→ Problem to work on: Each line below must be set down exactly; omit any image you find.
>>>>>
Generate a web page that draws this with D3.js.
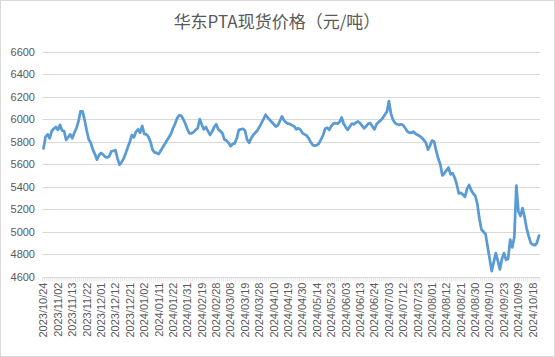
<!DOCTYPE html>
<html><head><meta charset="utf-8">
<script src="https://cdn.jsdelivr.net/npm/d3@7/dist/d3.min.js"></script>
<style>body{margin:0;background:#fff}svg{display:block}</style>
</head><body>
<script>
const title = "华东PTA现货价格（元/吨）";
const months = [
  ["2023/10", ["24","25","26","27","30","31"]],
  ["2023/11", ["01","02","03","06","07","08","09","10","13","14","15","16","17","20","21","22","23","24","27","28","29","30"]],
  ["2023/12", ["01","04","05","06","07","08","11","12","13","14","15","18","19","20","21","22","25","26","27","28","29"]],
  ["2024/01", ["02","03","04","05","08","09","10","11","12","15","16","17","18","19","22","23","24","25","26","29","30","31"]],
  ["2024/02", ["01","02","05","06","07","08","19","20","21","22","23","26","27","28","29"]],
  ["2024/03", ["01","04","05","06","07","08","11","12","13","14","15","18","19","20","21","22","25","26","27","28","29"]],
  ["2024/04", ["01","02","03","08","09","10","11","12","15","16","17","18","19","22","23","24","25","26","29","30"]],
  ["2024/05", ["06","07","08","09","10","13","14","15","16","17","20","21","22","23","24","27","28","29","30","31"]],
  ["2024/06", ["03","04","05","06","07","11","12","13","14","17","18","19","20","21","24","25","26","27","28"]],
  ["2024/07", ["01","02","03","04","05","08","09","10","11","12","15","16","17","18","19","22","23","24","25","26","29","30","31"]],
  ["2024/08", ["01","02","05","06","07","08","09","12","13","14","15","16","19","20","21","22","23","26","27","28","29","30"]],
  ["2024/09", ["02","03","04","05","06","09","10","11","12","13","18","19","20","23","24","25","26","27","30"]],
  ["2024/10", ["08","09","10","11","14","15","16","17","18","21","22","23"]]
];
const categories = months.flatMap(([m, days]) => days.map(d => m + "/" + d));
const prices = [
  5740,5845,5865,5830,5895,5915,5930,5905,5950,5900,
  5895,5815,5840,5865,5830,5880,5920,5980,6070,6070,
  5990,5900,5820,5790,5730,5690,5640,5680,5700,5685,
  5665,5660,5670,5715,5718,5725,5650,5595,5620,5650,
  5700,5750,5800,5860,5840,5890,5910,5880,5940,5870,
  5865,5845,5800,5730,5705,5700,5690,5720,5750,5780,
  5810,5840,5870,5920,5960,6010,6035,6030,6000,5960,
  5910,5875,5875,5885,5905,5920,6000,5950,5910,5930,
  5895,5860,5890,5930,5955,5910,5895,5875,5820,5810,
  5790,5760,5780,5785,5830,5905,5910,5915,5900,5820,
  5790,5830,5860,5880,5900,5930,5965,6000,6040,6015,
  5995,5975,5955,5935,5945,5985,6025,5990,5970,5960,
  5955,5945,5935,5910,5920,5905,5875,5865,5855,5830,
  5795,5770,5765,5770,5785,5820,5860,5915,5925,5905,
  5940,5960,5965,5960,5975,6015,5960,5930,5905,5935,
  5960,5955,5970,5980,5965,5940,5920,5940,5960,5965,
  5935,5910,5955,5975,5990,6010,6040,6065,6160,6050,
  5995,5965,5955,5950,5955,5945,5920,5890,5880,5880,
  5890,5870,5860,5850,5835,5815,5790,5730,5765,5810,
  5800,5720,5650,5600,5500,5520,5545,5570,5510,5520,
  5480,5420,5340,5345,5330,5310,5380,5415,5370,5340,
  5320,5250,5120,5020,5000,4980,4870,4760,4650,4730,
  4810,4740,4665,4760,4810,4750,4760,4930,4860,4950,
  5410,5180,5140,5210,5130,5030,4960,4900,4885,4880,4900,4965
];
const yTicks = [4600,4800,5000,5200,5400,5600,5800,6000,6200,6400,6600];
const xTickLabels = ["2023/10/24","2023/11/02","2023/11/13","2023/11/22","2023/12/01","2023/12/12","2023/12/21",
  "2024/01/02","2024/01/11","2024/01/22","2024/01/31","2024/02/19","2024/02/28","2024/03/08","2024/03/19",
  "2024/03/28","2024/04/10","2024/04/19","2024/04/30","2024/05/14","2024/05/23","2024/06/03","2024/06/13",
  "2024/06/24","2024/07/03","2024/07/12","2024/07/23","2024/08/01","2024/08/12","2024/08/21","2024/08/30",
  "2024/09/10","2024/09/23","2024/10/09","2024/10/18"];

const W = 555, H = 357;
const m = {left: 42.5, right: 540, top: 51.7, bottom: 276.7};
const svg = d3.select("body").append("svg").attr("width", W).attr("height", H);
svg.append("rect").attr("x",0.5).attr("y",0.5).attr("width",W-1).attr("height",H-1)
  .attr("fill","#fff").attr("stroke","#d9d9d9");

const x = d3.scaleBand().domain(categories).range([m.left, m.right]).padding(0);
const y = d3.scaleLinear().domain([4600, 6600]).range([m.bottom, m.top]);
const cx = d => x(d) + x.bandwidth()/2;

// gridlines
svg.append("g").selectAll("line").data(yTicks).join("line")
  .attr("x1", m.left).attr("x2", m.right)
  .attr("y1", d => Math.round(y(d)) + 0.5).attr("y2", d => Math.round(y(d)) + 0.5)
  .attr("stroke", "#d9d9d9").attr("stroke-width", 1);

// y labels
svg.append("g").selectAll("text").data(yTicks).join("text")
  .attr("x", 35).attr("y", d => y(d)).attr("dy", "0.35em")
  .attr("text-anchor", "end").attr("font-family", "Liberation Sans, Arial, sans-serif")
  .attr("font-size", 11).attr("fill", "#595959").text(d => d);

// x minor ticks
const yb = Math.round(y(4600)) + 0.5;
svg.append("g").selectAll("line").data(categories.concat([null])).join("line")
  .attr("x1", (d,i) => i < categories.length ? x(d) : m.right)
  .attr("x2", (d,i) => i < categories.length ? x(d) : m.right)
  .attr("y1", yb).attr("y2", yb + 4)
  .attr("stroke", "#d9d9d9").attr("stroke-width", 0.6);

// x labels
svg.append("g").selectAll("text").data(xTickLabels).join("text")
  .attr("transform", d => `translate(${cx(d)},${yb + 5}) rotate(-90)`)
  .attr("dy", "0.35em").attr("text-anchor", "end")
  .attr("font-family", "Liberation Sans, Arial, sans-serif")
  .attr("font-size", 11).attr("fill", "#595959").text(d => d);

// line
const line = d3.line().x((d,i) => cx(categories[i])).y(d => y(d));
svg.append("path").datum(prices).attr("d", line)
  .attr("fill", "none").attr("stroke", "#5b9bd5").attr("stroke-width", 2.75)
  .attr("stroke-linejoin", "round").attr("stroke-linecap", "round");

// title
svg.append("text").attr("x", 277).attr("y", 28).attr("text-anchor", "middle")
  .attr("font-family", "Noto Sans CJK SC, sans-serif").attr("font-size", 17)
  .attr("fill", "#595959").text(title);
</script>
</body></html>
<<<<<
→ Task output:
Generate a web page that draws this with D3.js.
<!DOCTYPE html>
<html><head><meta charset="utf-8">
<script src="https://cdn.jsdelivr.net/npm/d3@7/dist/d3.min.js"></script>
<style>body{margin:0;background:#fff}svg{display:block}</style>
</head><body>
<script>
const title = "华东PTA现货价格（元/吨）";
const months = [
  ["2023/10", ["24","25","26","27","30","31"]],
  ["2023/11", ["01","02","03","06","07","08","09","10","13","14","15","16","17","20","21","22","23","24","27","28","29","30"]],
  ["2023/12", ["01","04","05","06","07","08","11","12","13","14","15","18","19","20","21","22","25","26","27","28","29"]],
  ["2024/01", ["02","03","04","05","08","09","10","11","12","15","16","17","18","19","22","23","24","25","26","29","30","31"]],
  ["2024/02", ["01","02","05","06","07","08","19","20","21","22","23","26","27","28","29"]],
  ["2024/03", ["01","04","05","06","07","08","11","12","13","14","15","18","19","20","21","22","25","26","27","28","29"]],
  ["2024/04", ["01","02","03","08","09","10","11","12","15","16","17","18","19","22","23","24","25","26","29","30"]],
  ["2024/05", ["06","07","08","09","10","13","14","15","16","17","20","21","22","23","24","27","28","29","30","31"]],
  ["2024/06", ["03","04","05","06","07","11","12","13","14","17","18","19","20","21","24","25","26","27","28"]],
  ["2024/07", ["01","02","03","04","05","08","09","10","11","12","15","16","17","18","19","22","23","24","25","26","29","30","31"]],
  ["2024/08", ["01","02","05","06","07","08","09","12","13","14","15","16","19","20","21","22","23","26","27","28","29","30"]],
  ["2024/09", ["02","03","04","05","06","09","10","11","12","13","18","19","20","23","24","25","26","27","30"]],
  ["2024/10", ["08","09","10","11","14","15","16","17","18","21","22","23"]]
];
const categories = months.flatMap(([m, days]) => days.map(d => m + "/" + d));
const prices = [
  5740,5845,5865,5830,5895,5915,5930,5905,5950,5900,
  5895,5815,5840,5865,5830,5880,5920,5980,6070,6070,
  5990,5900,5820,5790,5730,5690,5640,5680,5700,5685,
  5665,5660,5670,5715,5718,5725,5650,5595,5620,5650,
  5700,5750,5800,5860,5840,5890,5910,5880,5940,5870,
  5865,5845,5800,5730,5705,5700,5690,5720,5750,5780,
  5810,5840,5870,5920,5960,6010,6035,6030,6000,5960,
  5910,5875,5875,5885,5905,5920,6000,5950,5910,5930,
  5895,5860,5890,5930,5955,5910,5895,5875,5820,5810,
  5790,5760,5780,5785,5830,5905,5910,5915,5900,5820,
  5790,5830,5860,5880,5900,5930,5965,6000,6040,6015,
  5995,5975,5955,5935,5945,5985,6025,5990,5970,5960,
  5955,5945,5935,5910,5920,5905,5875,5865,5855,5830,
  5795,5770,5765,5770,5785,5820,5860,5915,5925,5905,
  5940,5960,5965,5960,5975,6015,5960,5930,5905,5935,
  5960,5955,5970,5980,5965,5940,5920,5940,5960,5965,
  5935,5910,5955,5975,5990,6010,6040,6065,6160,6050,
  5995,5965,5955,5950,5955,5945,5920,5890,5880,5880,
  5890,5870,5860,5850,5835,5815,5790,5730,5765,5810,
  5800,5720,5650,5600,5500,5520,5545,5570,5510,5520,
  5480,5420,5340,5345,5330,5310,5380,5415,5370,5340,
  5320,5250,5120,5020,5000,4980,4870,4760,4650,4730,
  4810,4740,4665,4760,4810,4750,4760,4930,4860,4950,
  5410,5180,5140,5210,5130,5030,4960,4900,4885,4880,4900,4965
];
const yTicks = [4600,4800,5000,5200,5400,5600,5800,6000,6200,6400,6600];
const xTickLabels = ["2023/10/24","2023/11/02","2023/11/13","2023/11/22","2023/12/01","2023/12/12","2023/12/21",
  "2024/01/02","2024/01/11","2024/01/22","2024/01/31","2024/02/19","2024/02/28","2024/03/08","2024/03/19",
  "2024/03/28","2024/04/10","2024/04/19","2024/04/30","2024/05/14","2024/05/23","2024/06/03","2024/06/13",
  "2024/06/24","2024/07/03","2024/07/12","2024/07/23","2024/08/01","2024/08/12","2024/08/21","2024/08/30",
  "2024/09/10","2024/09/23","2024/10/09","2024/10/18"];

const W = 555, H = 357;
const m = {left: 42.5, right: 540, top: 51.7, bottom: 276.7};
const svg = d3.select("body").append("svg").attr("width", W).attr("height", H);
svg.append("rect").attr("x",0.5).attr("y",0.5).attr("width",W-1).attr("height",H-1)
  .attr("fill","#fff").attr("stroke","#d9d9d9");

const x = d3.scaleBand().domain(categories).range([m.left, m.right]).padding(0);
const y = d3.scaleLinear().domain([4600, 6600]).range([m.bottom, m.top]);
const cx = d => x(d) + x.bandwidth()/2;

// gridlines
svg.append("g").selectAll("line").data(yTicks).join("line")
  .attr("x1", m.left).attr("x2", m.right)
  .attr("y1", d => Math.round(y(d)) + 0.5).attr("y2", d => Math.round(y(d)) + 0.5)
  .attr("stroke", "#d9d9d9").attr("stroke-width", 1);

// y labels
svg.append("g").selectAll("text").data(yTicks).join("text")
  .attr("x", 35).attr("y", d => y(d)).attr("dy", "0.35em")
  .attr("text-anchor", "end").attr("font-family", "Liberation Sans, Arial, sans-serif")
  .attr("font-size", 11).attr("fill", "#595959").text(d => d);

// x minor ticks
const yb = Math.round(y(4600)) + 0.5;
svg.append("g").selectAll("line").data(categories.concat([null])).join("line")
  .attr("x1", (d,i) => i < categories.length ? x(d) : m.right)
  .attr("x2", (d,i) => i < categories.length ? x(d) : m.right)
  .attr("y1", yb).attr("y2", yb + 4)
  .attr("stroke", "#d9d9d9").attr("stroke-width", 0.6);

// x labels
svg.append("g").selectAll("text").data(xTickLabels).join("text")
  .attr("transform", d => `translate(${cx(d)},${yb + 5}) rotate(-90)`)
  .attr("dy", "0.35em").attr("text-anchor", "end")
  .attr("font-family", "Liberation Sans, Arial, sans-serif")
  .attr("font-size", 11).attr("fill", "#595959").text(d => d);

// line
const line = d3.line().x((d,i) => cx(categories[i])).y(d => y(d));
svg.append("path").datum(prices).attr("d", line)
  .attr("fill", "none").attr("stroke", "#5b9bd5").attr("stroke-width", 2.75)
  .attr("stroke-linejoin", "round").attr("stroke-linecap", "round");

// title
svg.append("text").attr("x", 277).attr("y", 28).attr("text-anchor", "middle")
  .attr("font-family", "Noto Sans CJK SC, sans-serif").attr("font-size", 17)
  .attr("fill", "#595959").text(title);
</script>
</body></html>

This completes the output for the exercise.